A birthday cake variation for a teenage birthday or celebration. Decorate with a gold and silver theme
Recipe Category
Products in this recipe

Vanilla Cake Mix, Vanilla Icing Kit

You will need

3 extra large eggs, at room temperature
¾ cup (180 ml) canola oil
1 cup (250 ml) full cream milk, lukewarm
1 x 600 g Ina Paarman’s Vanilla Cake Mix
24 small paper cups (silver or gold colour)

1 x 250 g Ina Paarman’s Vanilla Icing Kit
125 g butter, at room temperature
⅓ cup (80 ml) water
gold or silver edible shimmer dust
gold or silver helium balloons


Adjust the oven rack to the middle position and preheat the oven to 190°C.

Line two muffin pans with paper cups.

Mix cake according to package instructions.

Divide cake mixture between paper cups.

Bake for 15 – 20 minutes and leave to cool completely.

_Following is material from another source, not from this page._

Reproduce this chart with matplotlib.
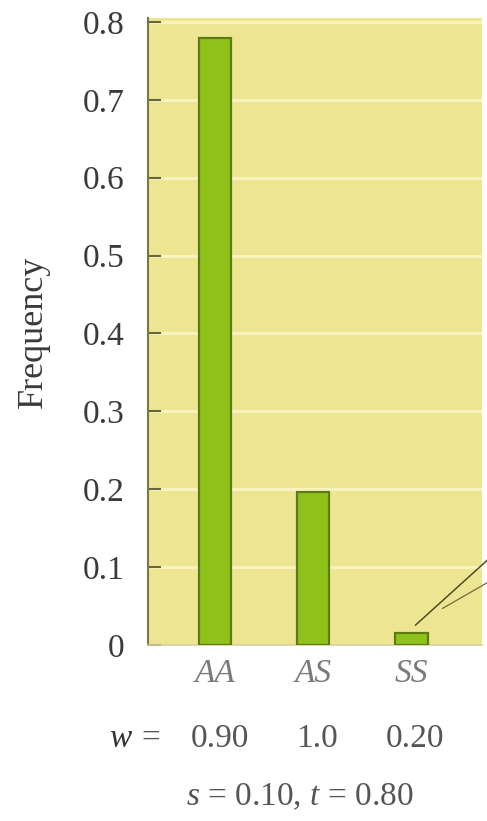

Prepare icing according to package instructions.

Spread tops of cooled cupcakes, with half of prepared icing.

Pipe a rosette with the remaining icing, on top of each cupcake using the icing package and provided nozzle.

Dip a smallish brush into the edible shimmer and flick the dust over the cupcakes (best to work on newspaper away from a draft).

Arrange the cupcakes on a tiered stand, add candles and balloons.